ALEPPO - Al-Qaeda shot down a government warplane over the town of Al-Eis in northern Syria on Tuesday and captured one crew member alive, a rebel source and a monitoring group said.
The rebel source said it was "likely that (Al-Qaeda's Syria affiliate) Al-Nusra Front shot down the plane and took the pilot," adding that the plane had been hit by heavy machinegun fire.
The Syrian Observatory for Human Rights said Al-Nusra downed the plane, which it said was likely being flown by a Syrian air force pilot. The Al-Qaeda affiliate is not party to the ceasefire between government forces and non-militant rebels brokered by the United States and Russia that has been in place since February 27.
On Friday, Al-Nusra and its allies pushed regime loyalists out of Al-Eis, a strategic town in Aleppo province.
In video footage circulated on social media purporting to show the scene where the plane came down, a dozen men crowd around a man lying in the dirt. Some of them cry: "He's Syrian, he's Syrian!" and others yell: "Get his weapons off him!"
AFP could not confirm the authenticity of the footage. Last month, Islamist rebels shot down a regime warplane over the village of Kafr Nabuda in the central province of Hama.
Meanwhile, the Islamic State group has mounted a deadly gas attack against Syrian troops at a besieged eastern airbase, state news agency SANA said, the latest report of the militants' use of chemical weapons.

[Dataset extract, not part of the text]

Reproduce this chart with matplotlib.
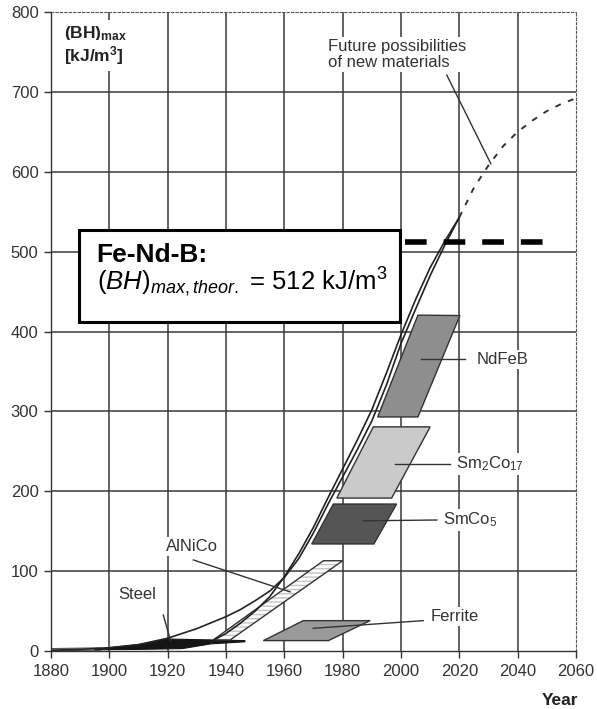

SANA did not say precisely how many soldiers had been killed in the attack on the government-controlled airbase outside the divided eastern city of Deir Ezzor.
"Daesh (IS) terrorists attacked Deir Ezzor military airport with rockets carrying mustard gas, causing some people to suffocate," it reported late Monday.

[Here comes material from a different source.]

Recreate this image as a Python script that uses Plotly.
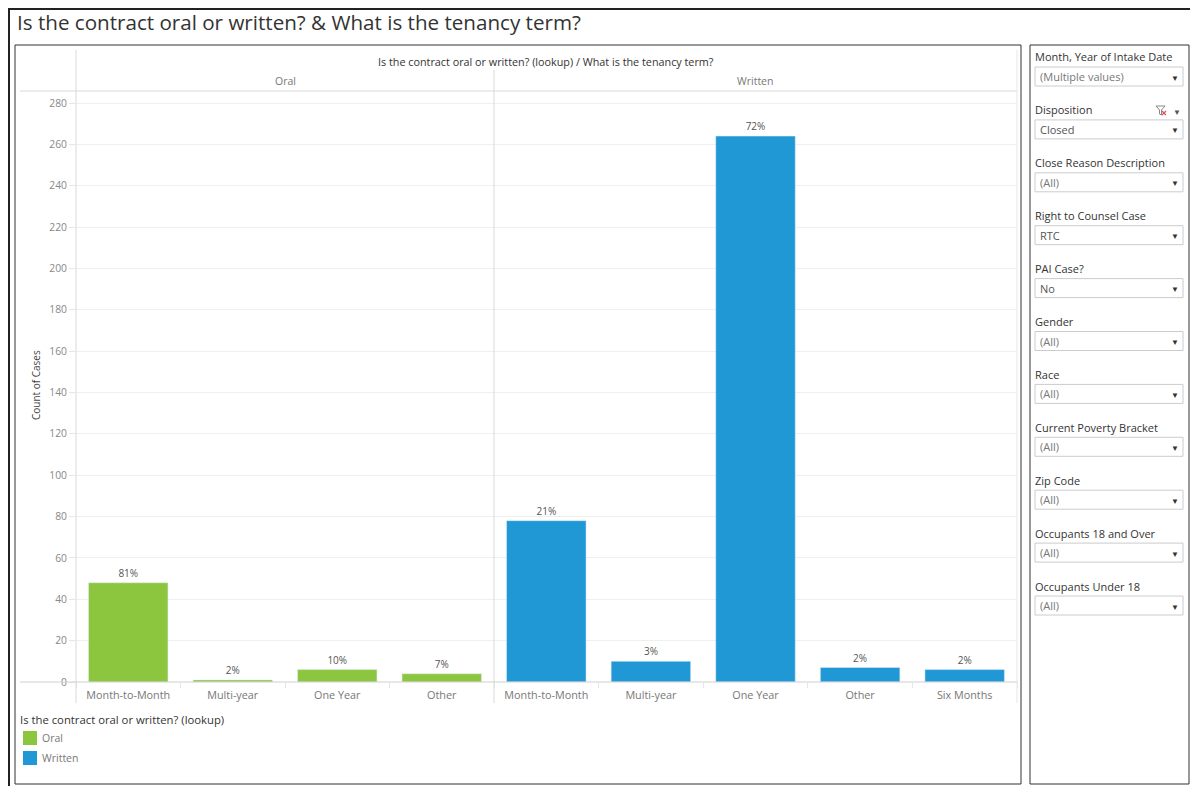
import plotly.graph_objects as go

# ---------------- data ----------------
oral_terms = ["Month-to-Month", "Multi-year", "One Year", "Other"]
oral_counts = [48, 1, 6, 4]
written_terms = ["Month-to-Month", "Multi-year", "One Year", "Other", "Six Months"]
written_counts = [78, 10, 264, 7, 6]
y_ticks = list(range(0, 281, 20))

filter_labels = ["Month, Year of Intake Date", "Disposition", "Close Reason Description",
                 "Right to Counsel Case", "PAI Case?", "Gender", "Race",
                 "Current Poverty Bracket", "Zip Code", "Occupants 18 and Over",
                 "Occupants Under 18"]
filter_values = ["(Multiple values)", "Closed", "(All)", "RTC", "No", "(All)", "(All)",
                 "(All)", "(All)", "(All)", "(All)"]

GREEN = "#8cc63f"
BLUE = "#1f98d5"
FONT = "Open Sans"

def pct(vals):
    s = sum(vals)
    return [f"{round(v / s * 100)}%" for v in vals]

# ---------------- geometry helpers (page pixel coords; page body has 8px margin) ----------------
OFF = 8
W, H = 1198 - OFF, 786 - OFF
PL, PR, PT, PB = 76, 1017, 91, 682          # plot area in page coords
L, T = PL - OFF, PT - OFF
R, B = W - (PR - OFF), H - (PB - OFF)
PW, PH = PR - PL, PB - PT
def X(px):
    return (px - PL) / PW
def Y(py):
    return (PB - py) / PH

split = (494 - PL) / PW
ymax = (682 - 91) / ((682 - 103) / 280)

fig = go.Figure()
fig.add_trace(go.Bar(x=oral_terms, y=oral_counts, marker_color=GREEN,
                     text=pct(oral_counts), textposition="outside",
                     textfont=dict(size=10, color="#555", family=FONT),
                     cliponaxis=False, xaxis="x", yaxis="y", name="Oral",
                     hovertemplate="%{x}: %{y}<extra>Oral</extra>"))
fig.add_trace(go.Bar(x=written_terms, y=written_counts, marker_color=BLUE,
                     text=pct(written_counts), textposition="outside",
                     textfont=dict(size=10, color="#555", family=FONT),
                     cliponaxis=False, xaxis="x2", yaxis="y", name="Written",
                     hovertemplate="%{x}: %{y}<extra>Written</extra>"))

xcommon = dict(showgrid=False, zeroline=False, showline=False, ticks="outside",
               tickson="boundaries", ticklen=5, tickcolor="#e6e6e6", ticklabelstandoff=5,
               tickfont=dict(size=10.8, color="#777", family=FONT), fixedrange=True)
fig.update_layout(
    width=W, height=H,
    margin=dict(l=L, r=R, t=T, b=B, pad=0),
    paper_bgcolor="white", plot_bgcolor="white",
    showlegend=False, bargap=0.24,
    font=dict(family=FONT),
    xaxis=dict(domain=[0, split], anchor="y", **xcommon),
    xaxis2=dict(domain=[split, 1], anchor="y", **xcommon),
    yaxis=dict(range=[0, ymax], tickvals=y_ticks, showgrid=True, gridcolor="#efefef",
               zeroline=False, showline=False, ticks="outside", ticklen=6,
               tickcolor="#e6e6e6", tickfont=dict(size=10.3, color="#888", family=FONT),
               fixedrange=True),
)

shapes = []
anns = []
def line(x0, y0, x1, y1, color, width=1):
    shapes.append(dict(type="line", xref="paper", yref="paper", x0=X(x0), y0=Y(y0),
                       x1=X(x1), y1=Y(y1), line=dict(color=color, width=width)))
def rect(x0, y0, x1, y1, line_color=None, fill=None, width=1):
    shapes.append(dict(type="rect", xref="paper", yref="paper", x0=X(x0), y0=Y(y0),
                       x1=X(x1), y1=Y(y1), fillcolor=fill or "rgba(0,0,0,0)",
                       line=dict(color=line_color or "rgba(0,0,0,0)", width=width)))
def text(x, y, s, size, color, xanchor="left", angle=0):
    anns.append(dict(xref="paper", yref="paper", x=X(x), y=Y(y), text=s, showarrow=False,
                     xanchor=xanchor, yanchor="middle", textangle=angle,
                     font=dict(size=size, color=color, family=FONT)))

# outer dashboard frame
line(8, 9, 1198, 9, "#222", 2)
line(9, 9, 9, 786, "#222", 2)
# containers
rect(15, 45, 1021, 784, "#333", None, 1)
rect(1030, 45, 1189, 784, "#333", None, 1)

# chart structure lines
line(20, 91, 1017, 91, "#d9d9d9")
line(76, 50, 76, 703, "#d9d9d9")
line(494, 70, 494, 703, "#d9d9d9")
line(1017, 50, 1017, 703, "#e6e6e6")
line(20, 682, 1017, 682, "#cfcfcf")

# title & headers
text(15, 22, "Is the contract oral or written? & What is the tenancy term?", 20.6, "#333")
text(546, 61, "Is the contract oral or written? (lookup) / What is the tenancy term?", 10.8, "#333", "center")
text(285, 81, "Oral", 10.5, "#777", "center")
text(755, 81, "Written", 10.5, "#777", "center")
text(36, 385, "Count of Cases", 10, "#444", "center", -90)

# legend
text(18, 719, "Is the contract oral or written? (lookup)", 11.3, "#333")
rect(23, 731, 37, 745, None, GREEN)
rect(23, 751, 37, 765, None, BLUE)
text(40, 738, "Oral", 10.5, "#777")
text(40, 758, "Written", 10.5, "#777")

# filter panel
for i, (lab, val) in enumerate(zip(filter_labels, filter_values)):
    ly = 57 + i * 52.9
    by = ly + 10
    text(1033, ly, lab, 11, "#333")
    rect(1035, by, 1183, by + 19, "#cccccc", "white")
    vcol = "#555" if val not in ("(All)", "(Multiple values)") else "#777"
    text(1038, by + 9.5, val, 11, vcol)
    text(1175, by + 10, "▼", 8, "#333", "center")

# filter-clear icon next to Disposition
fx, fy = 1156, 106
path = (f"M {X(fx)},{Y(fy)} L {X(fx+9)},{Y(fy)} L {X(fx+5.5)},{Y(fy+4)} "
        f"L {X(fx+5.5)},{Y(fy+9)} L {X(fx+3.5)},{Y(fy+8)} L {X(fx+3.5)},{Y(fy+4)} Z")
shapes.append(dict(type="path", xref="paper", yref="paper", path=path,
                   line=dict(color="#888", width=1)))
line(fx + 6, fy + 5, fx + 10, fy + 9, "#e05555", 1.2)
line(fx + 10, fy + 5, fx + 6, fy + 9, "#e05555", 1.2)
text(1177, 111, "▼", 8, "#555", "center")

fig.update_layout(shapes=shapes, annotations=anns)
fig.write_html("out.html")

It is the latest in a string of suspected mustard gas attacks by the militants in Syria and neighbouring Iraq.
On March 9, a suspected IS gas attack on the Iraqi town of Taza, south of Kirkuk, killed three children and wounded some 1,500 people, with injuries ranging from burns to rashes and respiratory problems.

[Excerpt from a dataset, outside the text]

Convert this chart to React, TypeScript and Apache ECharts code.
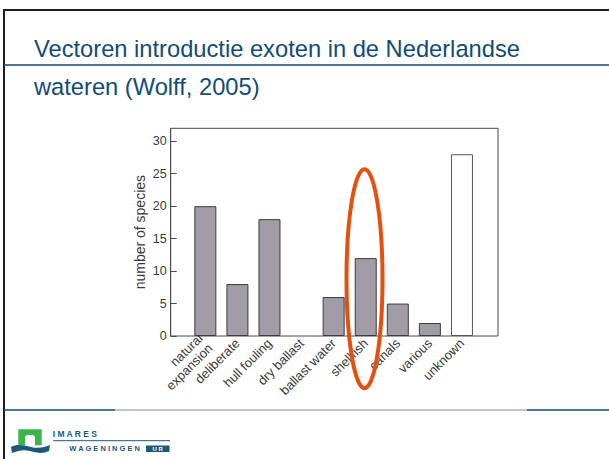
import React, { useEffect, useRef } from "react";
import * as echarts from "echarts";

const titleLines = ["Vectoren introductie exoten in de Nederlandse", "wateren (Wolff, 2005)"];
const categories = [
  "natural\nexpansion",
  "deliberate",
  "hull fouling",
  "dry ballast",
  "ballast water",
  "shellfish",
  "canals",
  "various",
  "unknown",
];
const speciesCounts = [20, 8, 18, 0, 6, 12, 5, 2, 28];
const yAxisName = "number of species";
const yMin = 0;
const yMax = 32;
const yInterval = 5;
const openBarCategory = "unknown";

const FONT = "'Liberation Sans', Arial, Helvetica, sans-serif";
const TITLE_BLUE = "#134c74";
const LOGO_BLUE = "#1b587a";

echarts.graphic.registerShape(
  "imaresWave",
  echarts.graphic.extendPath(
    "M0,2 C6,-1 12,0 20,2 C28,4 34,2 39,0 L38,6 C32,9 26,8 19,6 C12,4 6,6 1,8 Z",
    {}
  )
);

export default function App() {
  const ref = useRef<HTMLDivElement>(null);

  useEffect(() => {
    if (!ref.current) return;
    const chart = echarts.init(ref.current, undefined, { renderer: "svg" });

    const barData = speciesCounts.map((v, i) => {
      if (categories[i] === openBarCategory) {
        return { value: v, itemStyle: { color: "#ffffff", borderColor: "#555555" } };
      }
      if (v === 0) {
        return { value: v, itemStyle: { borderWidth: 0, color: "transparent" } };
      }
      return v;
    });

    chart.setOption({
      animation: false,
      backgroundColor: "#ffffff",
      title: [
        {
          text: titleLines[0],
          left: 34,
          top: 36.5,
          padding: 0,
          textStyle: { fontFamily: FONT, fontSize: 23.7, fontWeight: "normal", color: TITLE_BLUE },
        },
        {
          text: titleLines[1],
          left: 34,
          top: 74.5,
          padding: 0,
          textStyle: { fontFamily: FONT, fontSize: 23.7, fontWeight: "normal", color: TITLE_BLUE },
        },
      ],
      grid: [
        {
          left: 170.7,
          top: 128.3,
          width: 327.3,
          height: 207.7,
          show: true,
          borderColor: "#4a4a4a",
          borderWidth: 1,
          backgroundColor: "transparent",
        },
        {
          left: 189.3,
          top: 128.3,
          width: 288.7,
          height: 207.7,
        },
      ],
      xAxis: [
        { type: "value", gridIndex: 0, show: false, min: 0, max: 1 },
        {
          type: "category",
          gridIndex: 1,
          data: categories,
          boundaryGap: true,
          axisLine: { show: false },
          axisTick: { show: false },
          axisLabel: {
            rotate: 45,
            margin: 5,
            interval: 0,
            fontFamily: FONT,
            fontSize: 13,
            color: "#3a3a3a",
            lineHeight: 14,
          },
        },
      ],
      yAxis: [
        {
          type: "value",
          gridIndex: 0,
          min: yMin,
          max: yMax,
          interval: yInterval,
          name: yAxisName,
          nameLocation: "middle",
          nameGap: 24,
          nameMoveOverlap: false,
          nameTextStyle: { fontFamily: FONT, fontSize: 14, color: "#3a3a3a" },
          axisLine: { show: true, lineStyle: { color: "#4a4a4a", width: 1 } },
          axisTick: { show: true, inside: true, length: 6, lineStyle: { color: "#4a4a4a" } },
          axisLabel: {
            showMaxLabel: false,
            margin: 4,
            fontFamily: FONT,
            fontSize: 12.5,
            color: "#3a3a3a",
          },
          splitLine: { show: false },
        },
        { type: "value", gridIndex: 1, min: yMin, max: yMax, show: false },
      ],
      series: [
        {
          type: "bar",
          xAxisIndex: 1,
          yAxisIndex: 1,
          data: barData,
          barWidth: 22,
          itemStyle: { color: "#a19ca5", borderColor: "#3c3c3c", borderWidth: 1 },
        },
      ],
      graphic: [
        // slide frame
        { type: "line", shape: { x1: 3, y1: 10, x2: 609, y2: 10 }, style: { stroke: "#1e1e1e", lineWidth: 2 } },
        { type: "line", shape: { x1: 4, y1: 9, x2: 4, y2: 459 }, style: { stroke: "#1e1e1e", lineWidth: 2 } },
        { type: "line", shape: { x1: 4, y1: 65, x2: 609, y2: 65 }, style: { stroke: "#0f4a70", lineWidth: 1.5 } },
        { type: "line", shape: { x1: 4, y1: 410, x2: 115, y2: 410 }, style: { stroke: "#0f4a70", lineWidth: 1.5 } },
        { type: "line", shape: { x1: 115, y1: 410, x2: 527, y2: 410 }, style: { stroke: "#a3b2bc", lineWidth: 1.5 } },
        { type: "line", shape: { x1: 527, y1: 410, x2: 609, y2: 410 }, style: { stroke: "#0f4a70", lineWidth: 1.5 } },
        // highlight ellipse
        {
          type: "ellipse",
          shape: { cx: 364.5, cy: 278.7, rx: 18, ry: 109.5 },
          style: { fill: "none", stroke: "#e6500f", lineWidth: 4 },
          z: 100,
        },
        // logo
        { type: "rect", shape: { x: 18.3, y: 429.3, width: 23.4, height: 16 }, style: { fill: "#3bb54a" } },
        { type: "rect", shape: { x: 25, y: 435, width: 10, height: 11, r: [3, 3, 0, 0] }, style: { fill: "#ffffff" } },
        { type: "imaresWave", x: 11, y: 445, style: { fill: LOGO_BLUE } },
        {
          type: "text",
          x: 52.7,
          y: 434.3,
          style: { text: "I M A R E S", fontFamily: FONT, fontSize: 8.5, fontWeight: "bold", fill: LOGO_BLUE, verticalAlign: "middle" },
        },
        { type: "line", shape: { x1: 53.3, y1: 440.7, x2: 170, y2: 440.7 }, style: { stroke: LOGO_BLUE, lineWidth: 1 } },
        {
          type: "text",
          x: 69.3,
          y: 448.5,
          style: { text: "W A G E N I N G E N", fontFamily: FONT, fontSize: 7.5, fontWeight: "bold", fill: LOGO_BLUE, verticalAlign: "middle" },
        },
        { type: "rect", shape: { x: 146, y: 445.5, width: 23.5, height: 6.5 }, style: { fill: LOGO_BLUE } },
        {
          type: "text",
          x: 157.7,
          y: 448.8,
          style: { text: "U R", fontFamily: FONT, fontSize: 6, fontWeight: "bold", fill: "#ffffff", align: "center", verticalAlign: "middle" },
        },
      ],
    });

    return () => chart.dispose();
  }, []);

  return (
    <div
      ref={ref}
      style={{ position: "fixed", left: 0, top: 0, width: 609, height: 459, background: "#ffffff" }}
    />
  );
}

While the chemical agents allegedly used by IS so far have been among their least effective weapons, the psychological impact on civilians is considerable. A total of 25,000 people fled their homes in and around Taza last month, fearing another attack.
IS has been battling to capture Deir Ezzor airbase since 2014. It provides the only supply route other than air drops to the government-held sector of the city, where more than 200,000 civilians are living under IS siege.
On Monday, an IS bombardment of two government-held districts of the city killed seven civilians, according to the Syrian Observatory for Human Rights.
Two suicide bombers also blew themselves up in the village of Jafra near the airbase, the Britain-based monitoring group said. Deir Ezzor province is vital for the militants because it lies between their de facto Syrian and Iraqi capitals Raqa and Mosul.
In recent weeks, IS has faced intense pressure in Syria at the hands of both the Russian-backed army and US-backed Kurdish-led rebels.
An offensive by the army pushed the militants out of the ancient city of Palmyra late last month, opening up the possibility of a strike across the desert to relieve the siege of Deir Ezzor.